Our Thanksgiving dinner always begins with a bowl of satisfying warm soup. Whether it’s made with kabocha, Hubbard or butternut, squash soup has become the traditional starter of our annual feast. Butternut squash soup with cider cream is an Epicurious recipe that originated in a November 1998 Bon Appetit article about soups and salads written by one of my favorite cookbook authors, Betty Rosbottom.
Butternut squash has a sweet nutty flavor, similar to a pumpkin and is a good source of fiber and vitamins B, C and E. In this recipe cubed squash, celery, carrots and leeks are sauteed until softened. Tart Granny Smith apples, fragrant sage and thyme are added along with chicken stock and cider. The addition of apples and apple cider lighten the consistency of the soup. Use a tart apple like a Granny Smith to offset the natural sweetness of the squash. Wonderful aromas will fill your kitchen as the soup simmers. I chose not to add the heavy cream called for in the original recipe, I felt the velvety texture of the butternut squash gave the soup sufficient creaminess. Don’t skip the cider cream in this recipe. It adds a creamy, cool tanginess that contrasts nicely with sweet nutty flavor of the soup. I am pleased to say that the leeks and the sage I used in this recipe were from the garden. Since our chives died back after the first snow and I can’t bear to spend a fortune for an herb that we have in such abundance in season, I chose to garnish with toasted pumpkin seeds. Both the soup and the cider cream can be prepared a day or two ahead. Reheat the soup in a crock pot on a low setting and you will have time to pay attention to other last minute menu details.
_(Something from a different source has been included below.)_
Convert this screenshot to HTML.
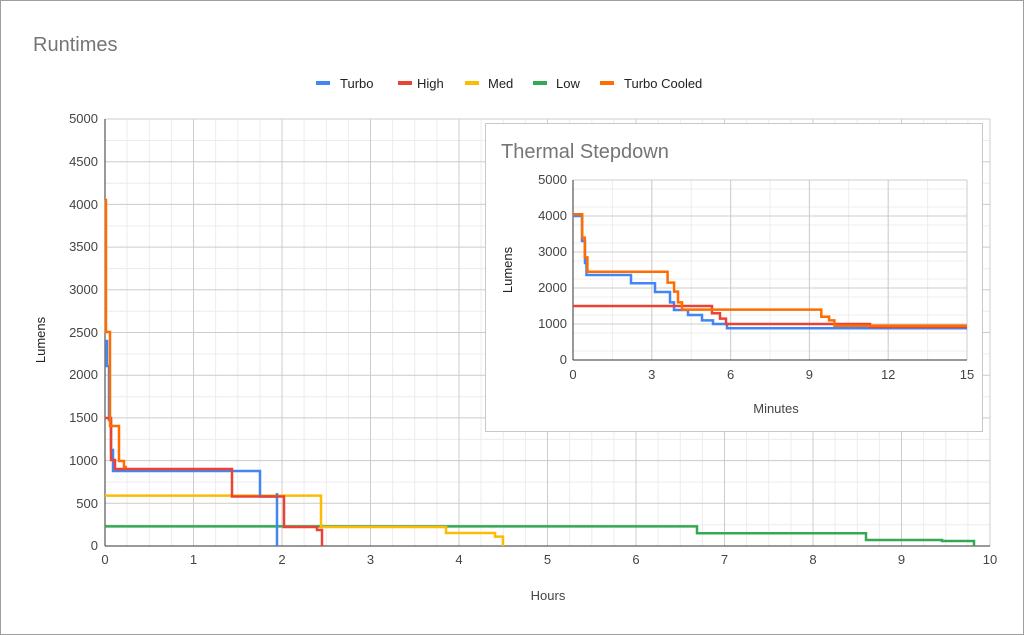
<!DOCTYPE html>
<html><head><meta charset="utf-8"><style>
html,body{margin:0;padding:0;background:#fff}
svg{display:block;font-family:"Liberation Sans",Arial,sans-serif}
</style></head><body>
<svg width="1024" height="635" viewBox="0 0 1024 635" xmlns="http://www.w3.org/2000/svg">
<rect x="0.5" y="0.5" width="1023" height="634" fill="#fff" stroke="#9e9e9e"/>
<text x="33" y="51" font-size="20" fill="#757575">Runtimes</text>
<g font-size="13" fill="#222">
<rect x="316" y="81" width="14" height="4" fill="#4285f4"/><text x="340" y="88">Turbo</text>
<rect x="398" y="81" width="14" height="4" fill="#ea4335"/><text x="417" y="88">High</text>
<rect x="465" y="81" width="14" height="4" fill="#fbbc04"/><text x="488" y="88">Med</text>
<rect x="533" y="81" width="14" height="4" fill="#34a853"/><text x="556" y="88">Low</text>
<rect x="600" y="81" width="14" height="4" fill="#ff6d01"/><text x="624" y="88">Turbo Cooled</text>
</g>
<g stroke="#ececec" stroke-width="1">
<path d="M105,140.5H990M105,183.2H990M105,225.9H990M105,268.6H990M105,311.3H990M105,354H990M105,396.7H990M105,439.4H990M105,482.1H990M105,524.8H990"/>
<path d="M127.1,119V546M149.3,119V546M171.4,119V546M215.6,119V546M237.8,119V546M259.9,119V546M304.1,119V546M326.3,119V546M348.4,119V546M392.6,119V546M414.8,119V546M436.9,119V546M481.1,119V546M503.3,119V546M525.4,119V546M569.6,119V546M591.8,119V546M613.9,119V546M658.1,119V546M680.3,119V546M702.4,119V546M746.6,119V546M768.8,119V546M790.9,119V546M835.1,119V546M857.3,119V546M879.4,119V546M923.6,119V546M945.8,119V546M967.9,119V546"/>
</g>
<g stroke="#cccccc" stroke-width="1">
<path d="M105,119H990M105,161.7H990M105,204.4H990M105,247.1H990M105,289.8H990M105,332.5H990M105,375.2H990M105,417.9H990M105,460.6H990M105,503.3H990"/>
<path d="M193.5,119V546M282,119V546M370.5,119V546M459,119V546M547.5,119V546M636,119V546M724.5,119V546M813,119V546M901.5,119V546M990,119V546"/>
</g>
<path d="M105,546H990M105,119V546" stroke="#333" stroke-width="1"/>
<g font-size="13" fill="#444" text-anchor="end">
<text x="98" y="550">0</text><text x="98" y="508">500</text><text x="98" y="465">1000</text><text x="98" y="422">1500</text><text x="98" y="379">2000</text><text x="98" y="337">2500</text><text x="98" y="294">3000</text><text x="98" y="251">3500</text><text x="98" y="209">4000</text><text x="98" y="166">4500</text><text x="98" y="123">5000</text>
</g>
<g font-size="13" fill="#444" text-anchor="middle">
<text x="105" y="564">0</text><text x="193.5" y="564">1</text><text x="282" y="564">2</text><text x="370.5" y="564">3</text><text x="459" y="564">4</text><text x="547.5" y="564">5</text><text x="636" y="564">6</text><text x="724.5" y="564">7</text><text x="813" y="564">8</text><text x="901.5" y="564">9</text><text x="990" y="564">10</text>
<text x="548" y="600">Hours</text>
</g>
<text transform="translate(45,340) rotate(-90)" font-size="13" fill="#222" text-anchor="middle">Lumens</text>
<g fill="none" stroke-width="2.5" stroke-linejoin="miter">
<path stroke="#34a853" d="M105,526.4H697V533.2H866V540H942V541H974V546"/>
<path stroke="#fbbc04" d="M105,495.6H321V527H446V533H495V536.6H503V546"/>
<path stroke="#4285f4" d="M105,341H107V366H109V420H111V450H113V471H260V496.5H277V546M277,493V496"/>
<path stroke="#ea4335" d="M105,418H111V460H115V469H232V496.5H284V527H317V530H322V546"/>
<path stroke="#ff6d01" d="M105,200H106V332H110V426H119V461H124V467H127"/>
</g>
<rect x="485.5" y="123.5" width="497" height="308" fill="#fff" stroke="#c8c8c8"/>
<text x="501" y="158" font-size="20" fill="#757575">Thermal Stepdown</text>
<g stroke="#ececec"><path d="M573,189H967M573,207H967M573,225H967M573,243H967M573,261H967M573,279H967M573,297H967M573,315H967M573,333H967M573,351H967"/>
<path d="M612.4,180V360M651.8,180V360M691.2,180V360M730.6,180V360M770,180V360M809.4,180V360M848.8,180V360M888.2,180V360M927.6,180V360"/></g>
<g stroke="#cccccc"><path d="M573,180H967M573,216H967M573,252H967M573,288H967M573,324H967"/>
<path d="M651.8,180V360M730.6,180V360M809.4,180V360M888.2,180V360M967,180V360"/></g>
<path d="M573,360H967M573,180V360" stroke="#333"/>
<g font-size="13" fill="#444" text-anchor="end">
<text x="567" y="364">0</text><text x="567" y="328">1000</text><text x="567" y="292">2000</text><text x="567" y="256">3000</text><text x="567" y="220">4000</text><text x="567" y="184">5000</text>
</g>
<g font-size="13" fill="#444" text-anchor="middle">
<text x="573" y="379">0</text><text x="651.8" y="379">3</text><text x="730.6" y="379">6</text><text x="809.4" y="379">9</text><text x="888.2" y="379">12</text><text x="967" y="379">15</text>
<text x="776" y="413">Minutes</text>
</g>
<text transform="translate(512,270) rotate(-90)" font-size="13" fill="#222" text-anchor="middle">Lumens</text>
<g fill="none" stroke-width="2.5">
<path stroke="#4285f4" d="M573,216H582V241H585V263H586.5V275H631V283.3H655V292H670V302.4H674V310H688V315H702V320.4H713V324H727V328.3H967"/>
<path stroke="#ea4335" d="M573,306H712V313.2H720V318.6H726V324H870V327H967"/>
<path stroke="#ff6d01" d="M573,214.2H582.2V237.6H584.8V257.4H587.4V271.8H667.6V282.6H674.1V291.6H678V302.4H682V309.6H821.3V316.8H829.1V320.4H834.4V325.8H967"/>
</g>
</svg>
</body></html>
Butternut Squash Soup with Cider Cream
Epicurious from Bon Appetit, November 1998
- 5 T butter
- 2½ lb butternut squash, cubed and roasted (about 6 cups)
- 2 c chopped leeks (white and pale green parts only; about 2 large)
- ½ c chopped peeled carrot
- ½ c chopped celery
- 2 small granny smith apples, peeled, cored, and chopped
- 1½ t dried thyme
- ½ t dried sage leaves
- 5 c low salt chicken broth
- 1½ c apple cider, divided
- ⅔ c sour cream
- 1/2 c toasted pumpkin seeds
- Melt butter in heavy large pot over medium-high heat. Add squash, leeks, carrot and celery. Saute until lightly softened, about 15 minutes. Mix in apples, thyme and sage. Add broth and 1 cup cider; bring to boil. Reduce heat to medium-low, cover, and simmer until apples are tender, stirring occasionally, about 30 minutes. Cool slightly.
- Working in batches, puree soup in a food processor until smooth. Return soup to pot. Or puree with immersion blender. Season to taste with salt and pepper.
- Boil remaining apple cider in heavy small saucepan until reduced to ¼ cup, about 5 minutes. Cool. Place sour cream in small bowl. Whisk in reduced cider.
- Ladle soup into bowls and serve with dollop of cider cream and a sprinkling of pumpkin seeds.